------ Supplied data ------
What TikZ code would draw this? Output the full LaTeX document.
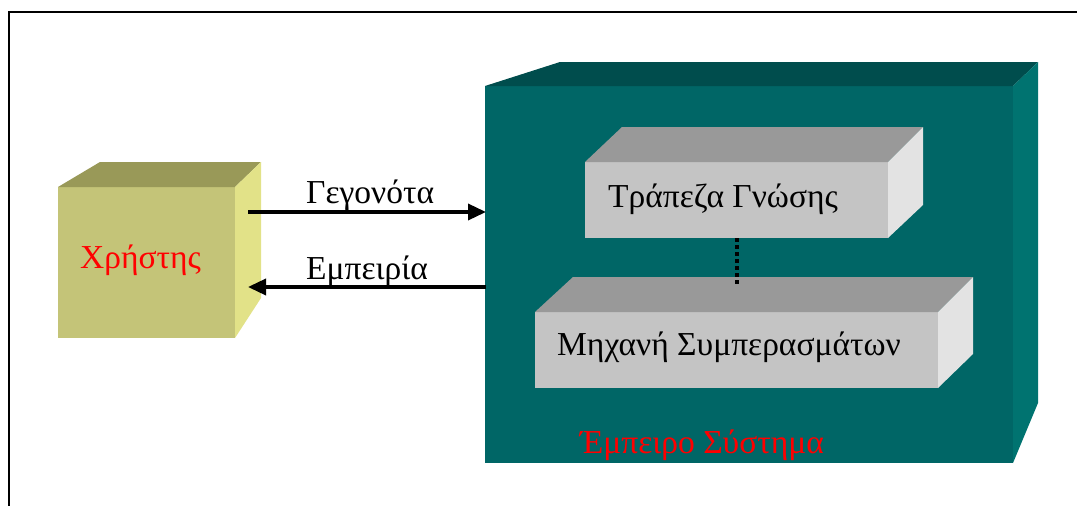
\documentclass[tikz,border=0pt]{standalone}
\usepackage{fontspec}
\setmainfont{Liberation Serif}
\usetikzlibrary{arrows.meta}
\definecolor{olivefront}{HTML}{C4C478}
\definecolor{olivetop}{HTML}{999958}
\definecolor{oliveside}{HTML}{E2E288}
\definecolor{tealfront}{HTML}{006666}
\definecolor{tealtop}{HTML}{004D4D}
\definecolor{tealside}{HTML}{007370}
\definecolor{greyfront}{HTML}{C4C4C4}
\definecolor{greytop}{HTML}{999999}
\definecolor{greyside}{HTML}{E3E3E3}
\tikzset{
  lbl/.style={anchor=base west, inner sep=0pt, font=\fontsize{33.5}{40}\selectfont},
  redlbl/.style={lbl, text=red},
  flowarrow/.style={line width=3.5pt, -{Triangle[length=18pt,width=16pt]}},
  linkdots/.style={line width=4pt, dash pattern=on 4pt off 3pt},
}
\begin{document}
\begin{tikzpicture}[x=1pt,y=-1pt]
\useasboundingbox (0,0) rectangle (1077,506);
\fill[white] (0,0) rectangle (1077,506);
% frame
\draw[line width=2.5pt] (9,530) -- (9,12) -- (1100,12);
% user cube
\fill[olivefront] (58,187) -- (235,187) -- (235,338) -- (58,338) -- cycle;
\fill[olivetop] (58,187) -- (100,162) -- (261,162) -- (235,187) -- cycle;
\fill[oliveside] (235,187) -- (261,162) -- (261,298) -- (235,338) -- cycle;
\node[redlbl] (user) at (80,268) {Χρήστης};
% expert system box
\fill[tealfront] (485,86) -- (1013,86) -- (1013,463) -- (485,463) -- cycle;
\fill[tealtop] (485,86) -- (560,62) -- (1038,62) -- (1013,86) -- cycle;
\fill[tealside] (1013,86) -- (1038,62) -- (1038,403) -- (1013,463) -- cycle;
\node[redlbl] (es) at (580,453) {Έμπειρο Σύστημα};
% knowledge base
\fill[greyfront] (585,162) -- (888,162) -- (888,238) -- (585,238) -- cycle;
\fill[greytop] (585,162) -- (622,127) -- (923,127) -- (888,162) -- cycle;
\fill[greyside] (888,162) -- (923,127) -- (923,205) -- (888,238) -- cycle;
\node[lbl] (kb) at (608,207) {Τράπεζα Γνώσης};
% inference engine
\fill[greyfront] (535,312) -- (938,312) -- (938,388) -- (535,388) -- cycle;
\fill[greytop] (535,312) -- (573,277) -- (973,277) -- (938,312) -- cycle;
\fill[greyside] (938,312) -- (973,277) -- (973,354) -- (938,388) -- cycle;
\node[lbl] (ie) at (557,355) {Μηχανή Συμπερασμάτων};
% connectors
\coordinate (userout) at (248,212);
\coordinate (esin) at (486,212);
\coordinate (esout) at (486,287);
\coordinate (userin) at (248,287);
\coordinate (kbbottom) at (737,238);
\coordinate (ietop) at (737,285);
\draw[flowarrow] (userout) -- (esin);
\draw[flowarrow] (esout) -- (userin);
\draw[linkdots] (kbbottom) -- (ietop);
\node[lbl] (facts) at (306,203) {Γεγονότα};
\node[lbl] (exp) at (306,279) {Εμπειρία};
\end{tikzpicture}
\end{document}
------
-- Exercise objective --
Copy the material above exactly and drop the pictures.

-- Result for this task --
What TikZ code would draw this? Output the full LaTeX document.
\documentclass[tikz,border=0pt]{standalone}
\usepackage{fontspec}
\setmainfont{Liberation Serif}
\usetikzlibrary{arrows.meta}
\definecolor{olivefront}{HTML}{C4C478}
\definecolor{olivetop}{HTML}{999958}
\definecolor{oliveside}{HTML}{E2E288}
\definecolor{tealfront}{HTML}{006666}
\definecolor{tealtop}{HTML}{004D4D}
\definecolor{tealside}{HTML}{007370}
\definecolor{greyfront}{HTML}{C4C4C4}
\definecolor{greytop}{HTML}{999999}
\definecolor{greyside}{HTML}{E3E3E3}
\tikzset{
  lbl/.style={anchor=base west, inner sep=0pt, font=\fontsize{33.5}{40}\selectfont},
  redlbl/.style={lbl, text=red},
  flowarrow/.style={line width=3.5pt, -{Triangle[length=18pt,width=16pt]}},
  linkdots/.style={line width=4pt, dash pattern=on 4pt off 3pt},
}
\begin{document}
\begin{tikzpicture}[x=1pt,y=-1pt]
\useasboundingbox (0,0) rectangle (1077,506);
\fill[white] (0,0) rectangle (1077,506);
% frame
\draw[line width=2.5pt] (9,530) -- (9,12) -- (1100,12);
% user cube
\fill[olivefront] (58,187) -- (235,187) -- (235,338) -- (58,338) -- cycle;
\fill[olivetop] (58,187) -- (100,162) -- (261,162) -- (235,187) -- cycle;
\fill[oliveside] (235,187) -- (261,162) -- (261,298) -- (235,338) -- cycle;
\node[redlbl] (user) at (80,268) {Χρήστης};
% expert system box
\fill[tealfront] (485,86) -- (1013,86) -- (1013,463) -- (485,463) -- cycle;
\fill[tealtop] (485,86) -- (560,62) -- (1038,62) -- (1013,86) -- cycle;
\fill[tealside] (1013,86) -- (1038,62) -- (1038,403) -- (1013,463) -- cycle;
\node[redlbl] (es) at (580,453) {Έμπειρο Σύστημα};
% knowledge base
\fill[greyfront] (585,162) -- (888,162) -- (888,238) -- (585,238) -- cycle;
\fill[greytop] (585,162) -- (622,127) -- (923,127) -- (888,162) -- cycle;
\fill[greyside] (888,162) -- (923,127) -- (923,205) -- (888,238) -- cycle;
\node[lbl] (kb) at (608,207) {Τράπεζα Γνώσης};
% inference engine
\fill[greyfront] (535,312) -- (938,312) -- (938,388) -- (535,388) -- cycle;
\fill[greytop] (535,312) -- (573,277) -- (973,277) -- (938,312) -- cycle;
\fill[greyside] (938,312) -- (973,277) -- (973,354) -- (938,388) -- cycle;
\node[lbl] (ie) at (557,355) {Μηχανή Συμπερασμάτων};
% connectors
\coordinate (userout) at (248,212);
\coordinate (esin) at (486,212);
\coordinate (esout) at (486,287);
\coordinate (userin) at (248,287);
\coordinate (kbbottom) at (737,238);
\coordinate (ietop) at (737,285);
\draw[flowarrow] (userout) -- (esin);
\draw[flowarrow] (esout) -- (userin);
\draw[linkdots] (kbbottom) -- (ietop);
\node[lbl] (facts) at (306,203) {Γεγονότα};
\node[lbl] (exp) at (306,279) {Εμπειρία};
\end{tikzpicture}
\end{document}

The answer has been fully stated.